Foi dado o mesmo prazo para outros integrantes do Ministério Público deixarem cargos no Executivo federal, nos governos estaduais e em prefeituras. Segundo levantamento da AdvocaciaGeral da União ( AGU), existem hoje 22 promotores de Justiça e procuradores da República nessa situação, inclusive ocupando cargos de secretários de Segurança Pública. Assim como foi decidido em relação a Wellington César, esses membros do MP terão de ser exonerados da instituição caso queiram permanecer nos cargos. O STF decidiu que as decisões tomadas pelos promotores nesses cargos não serão anuladas.

 

ATUAÇÃO POLÍTICO- PARTIDÁRIA

A decisão foi tomada por dez votos a um, no julgamento de ação proposta pelo PPS contra a nomeação de Wellington César. A maioria dos integrantes do STF concluiu que ocupante de cargo no Executivo fica submetido às ordens do chefe do poder e perde a independência inerente aos representantes do MP. Os ministros levaram em consideração o artigo 128 da Constituição, que proíbe promotores e procuradores de “exercer, ainda que em disponibilidade, qualquer outra função pública, salvo uma de magistério”.

— Ser ministro de Estado e ser secretário de estado não deixa de ser, em alguma medida, uma atuação político- partidária. Exige subordinação à vontade do presidente da República e também exige fazer valer o programa de governo, seja do partido, seja da administração. Quem exerce função de Estado não pode exercer função de governo. A meu ver, função de Estado exige distanciamento crítico e imparcialidade; função de governo exige lealdade e engajamento. Seria péssima a suposição de que o Ministério Público tenha qualquer tipo de atuação que possa estar atrelada a qualquer tipo de destinação política — disse o ministro Luís Roberto Barroso.

— A ocupação de cargos e funções por membros do Ministério Público com subordinação a qualquer poder da República faz com que a Constituição esteja também subordinada — concordou o ministro Edson Fachin.
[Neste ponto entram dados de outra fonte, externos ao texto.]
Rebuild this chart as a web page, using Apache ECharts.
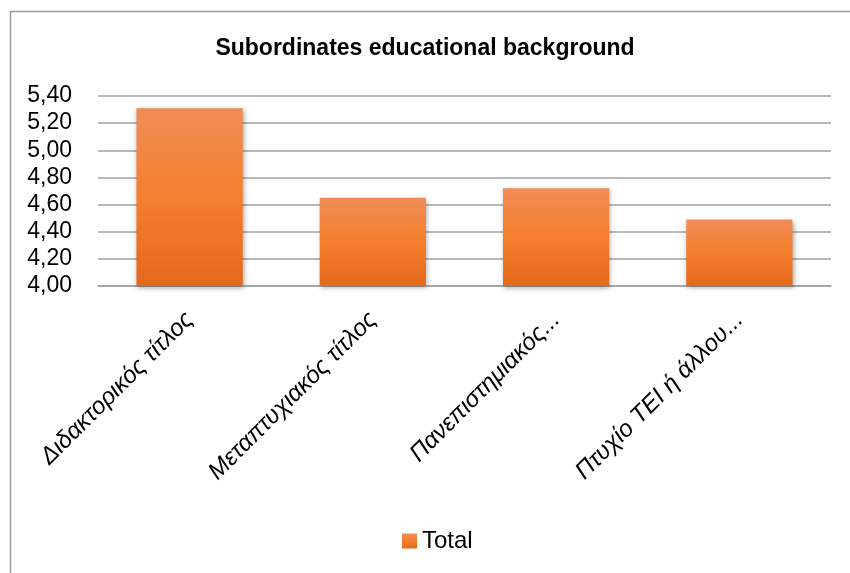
<!DOCTYPE html>
<html>
<head>
<meta charset="utf-8">
<script src="https://cdn.jsdelivr.net/npm/echarts@6/dist/echarts.min.js"></script>
<style>
  html, body { margin: 0; padding: 0; background: #fff; }
  #chart { width: 850px; height: 573px; }
</style>
</head>
<body>
<div id="chart"></div>
<script>
// Chart data
const categories = ['Διδακτορικός τίτλος', 'Μεταπτυχιακός τίτλος', 'Πανεπιστημιακός...', 'Πτυχίο TEI ή άλλου...'];
const totals = [5.31, 4.65, 4.72, 4.49];
const yTicks = [4.0, 5.4, 0.2]; // min, max, step
const seriesName = 'Total';
const chartTitle = 'Subordinates educational background';

const barFill = new echarts.graphic.LinearGradient(0, 0, 0, 1, [
  { offset: 0, color: '#F08D57' },
  { offset: 0.5, color: '#F47F2D' },
  { offset: 1, color: '#E4691A' }
]);

const chart = echarts.init(document.getElementById('chart'), null, { renderer: 'canvas' });
chart.setOption({
  animation: false,
  backgroundColor: '#ffffff',
  graphic: [{
    type: 'rect',
    left: 8, top: 9,
    shape: { width: 900, height: 700 },
    style: { fill: 'none', stroke: '#9a9a9a', lineWidth: 1.5 },
    silent: true
  }],
  title: {
    text: chartTitle,
    left: 'center',
    top: 32,
    textStyle: { fontFamily: 'Liberation Sans', fontWeight: 'bold', fontSize: 23, color: '#000' }
  },
  legend: {
    data: [seriesName],
    top: 524,
    left: 397,
    itemWidth: 15, itemHeight: 15,
    itemGap: 5,
    icon: 'rect',
    textStyle: { fontFamily: 'Liberation Sans', fontSize: 24, color: '#000' }
  },
  grid: { left: 98, right: 19, top: 96, bottom: 287, containLabel: false },
  xAxis: {
    type: 'category',
    data: categories,
    axisTick: { show: false },
    axisLine: { show: true, lineStyle: { color: '#a0a0a0', width: 1.5 } },
    axisLabel: {
      rotate: 45,
      interval: 0,
      margin: 30,
      fontFamily: 'Liberation Sans',
      fontStyle: 'italic',
      fontSize: 24,
      color: '#000'
    }
  },
  yAxis: {
    type: 'value',
    min: yTicks[0], max: yTicks[1], interval: yTicks[2],
    axisLine: { show: false },
    axisTick: { show: false },
    splitLine: { lineStyle: { color: '#a0a0a0', width: 1.5 } },
    axisLabel: {
      margin: 26,
      fontFamily: 'Liberation Sans',
      fontSize: 23,
      color: '#000',
      formatter: v => v.toFixed(2).replace('.', ',')
    }
  },
  series: [{
    name: seriesName,
    type: 'bar',
    data: totals,
    barWidth: '58%',
    itemStyle: {
      color: barFill,
      shadowColor: 'rgba(0,0,0,0.35)',
      shadowBlur: 5,
      shadowOffsetX: 1,
      shadowOffsetY: 2
    }
  }]
});
</script>
</body>
</html>
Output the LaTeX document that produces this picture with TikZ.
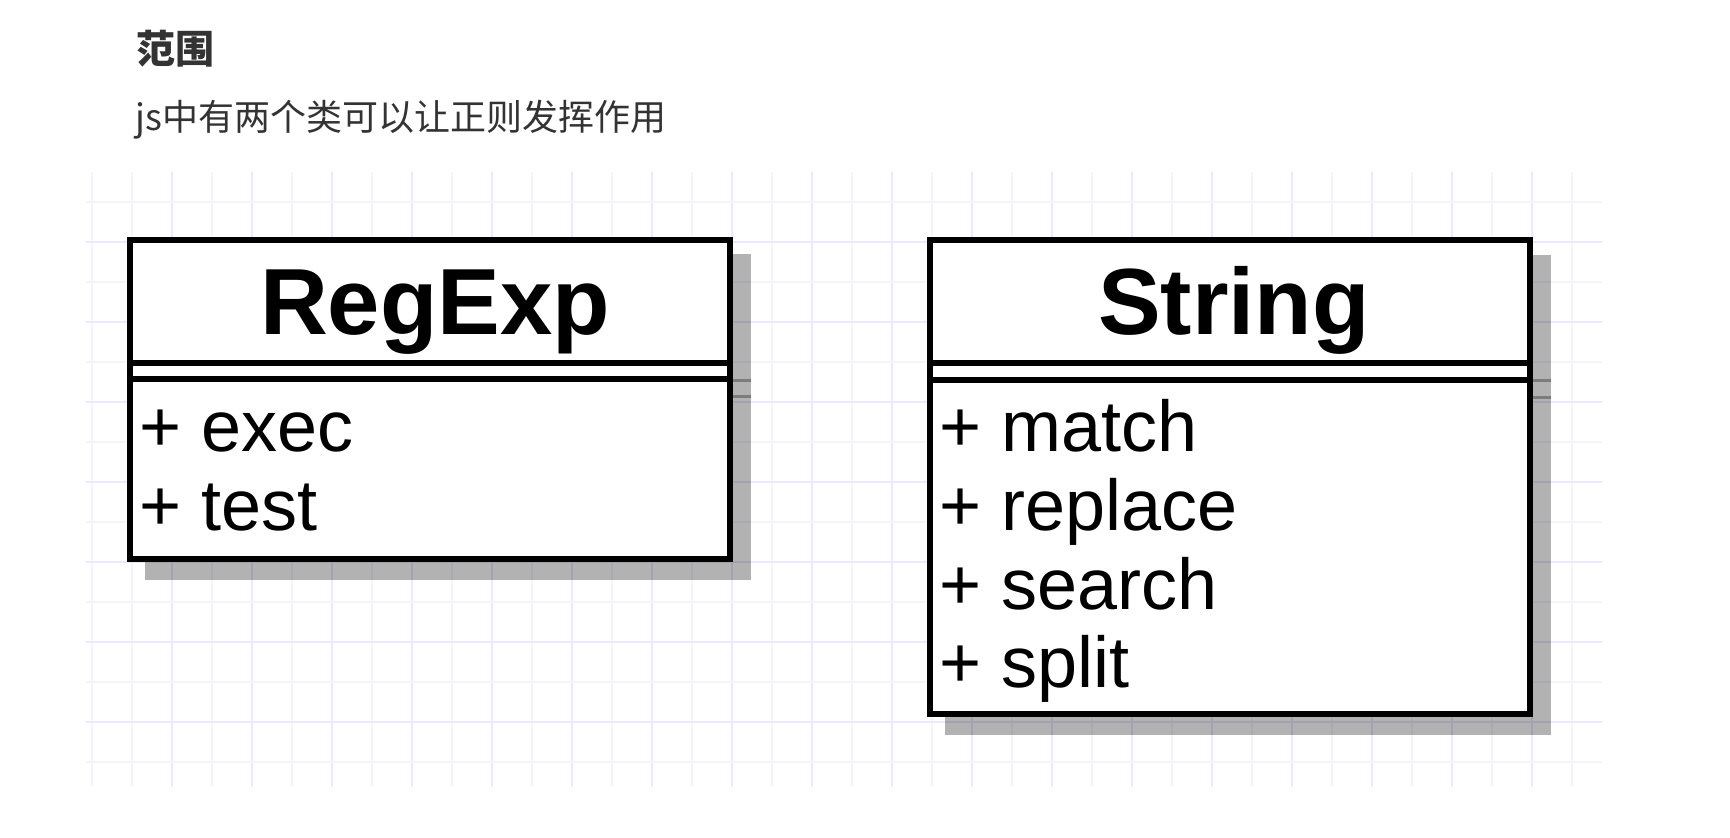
\documentclass[tikz,border=0pt]{standalone}
\usepackage{fontspec}
\setmainfont{Liberation Sans}
\newfontfamily\headfont{Liberation Sans}
\newfontfamily\cjk{Noto Sans CJK SC}
\definecolor{gridlight}{RGB}{244,244,255}
\definecolor{griddark}{RGB}{234,234,253}
\definecolor{txtgray}{RGB}{51,51,51}
\begin{document}
\begin{tikzpicture}[x=0.5pt,y=-0.5pt,
  gridminor/.style={gridlight,line width=1.1pt},
  gridmajor/.style={griddark,line width=1.1pt},
  umlbox/.style={draw=black,fill=white,line width=3pt},
  umlsep/.style={black,line width=3pt},
  shadowbox/.style={fill=black,fill opacity=0.3},
  shadowsep/.style={black,opacity=0.3,line width=1.5pt},
  headtext/.style={anchor=base,inner sep=0pt,font=\headfont\bfseries\fontsize{47pt}{54pt}\selectfont},
  membertext/.style={anchor=base west,inner sep=0pt,font=\fontsize{36pt}{40pt}\selectfont},
  cjktext/.style={anchor=base west,inner sep=0pt,text=txtgray,font=\cjk\fontsize{18pt}{22pt}\selectfont}]
\useasboundingbox (0,0) rectangle (1730,838);
\fill[white] (0,0) rectangle (1730,838);
% grid
\foreach \x in {92,132,...,1572}{\draw[gridminor] (\x,172) -- (\x,787);}
\foreach \x in {172,252,...,1532}{\draw[gridmajor] (\x,172) -- (\x,787);}
\foreach \y in {202,242,...,762}{\draw[gridminor] (86,\y) -- (1602,\y);}
\foreach \y in {242,322,...,722}{\draw[gridmajor] (86,\y) -- (1602,\y);}
% shadows
\fill[shadowbox] (145,254) rectangle (751,580);
\draw[shadowsep] (733,381) -- (751,381);
\draw[shadowsep] (733,397) -- (751,397);
\fill[shadowbox] (945,255) rectangle (1551,735);
\draw[shadowsep] (1533,381) -- (1551,381);
\draw[shadowsep] (1533,398) -- (1551,398);
% RegExp box
\draw[umlbox] (130,240) rectangle (730,559);
\draw[umlsep] (130,363) -- (730,363);
\draw[umlsep] (130,379) -- (730,379);
% String box
\draw[umlbox] (930,240) rectangle (1530,714);
\draw[umlsep] (930,363) -- (1530,363);
\draw[umlsep] (930,380) -- (1530,380);
% texts
\node[headtext] (regexpname) at (435,335) {RegExp};
\node[membertext] (exec) at (139,452) {+ exec};
\node[membertext] (test) at (139,531) {+ test};
\node[headtext] (stringname) at (1234,335) {String};
\node[membertext] (match) at (939,452) {+ match};
\node[membertext] (replace) at (939,531) {+ replace};
\node[membertext] (search) at (939,610) {+ search};
\node[membertext] (split) at (939,688) {+ split};
\node[cjktext,font=\cjk\fontsize{19.5pt}{24pt}\selectfont] (title) at (136,64) {\bfseries 范围};
\node[cjktext] (intro) at (135,131) {js中有两个类可以让正则发挥作用};
\end{tikzpicture}
\end{document}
O relator, ministro Gilmar Mendes, disse que a resolução do Conselho Nacional do Ministério Público ( CNMP) que permitiu, a partir de 2011, a nomeação de promotores e procuradores em cargos públicos, é “um estupro constitucional”. Ele também disse que o governo, ao escolher Wellington César para o cargo, desrespeitou a jurisprudência do STF, que já tinha considerado esse tipo de nomeação inconstitucional:

— Este é um caso que eu não gostaria de julgar, porque é um caso que constrange, mas nós não temos outra alternativa.

 

“CRISE SEM PRECEDENTES”

O ministro Marco Aurélio Mello deu o único voto dissonante. Ele sequer julgou o mérito da ação, alegando um argumento técnico: o pedido do PPS não poderia ter sido feito em uma Ação de Descumprimento de Preceito Fundamental ( ADPF). Também no voto, Marco Aurélio ressaltou que a crise institucional é grave:

— Estamos praticamente no pico de uma crise sem precedentes. Cabe atuar com serenidade, temperança e apego ao direito positivo. Não tenho a menor dúvida de que essa decisão do Supremo acaba agravando a crise institucional vivenciada.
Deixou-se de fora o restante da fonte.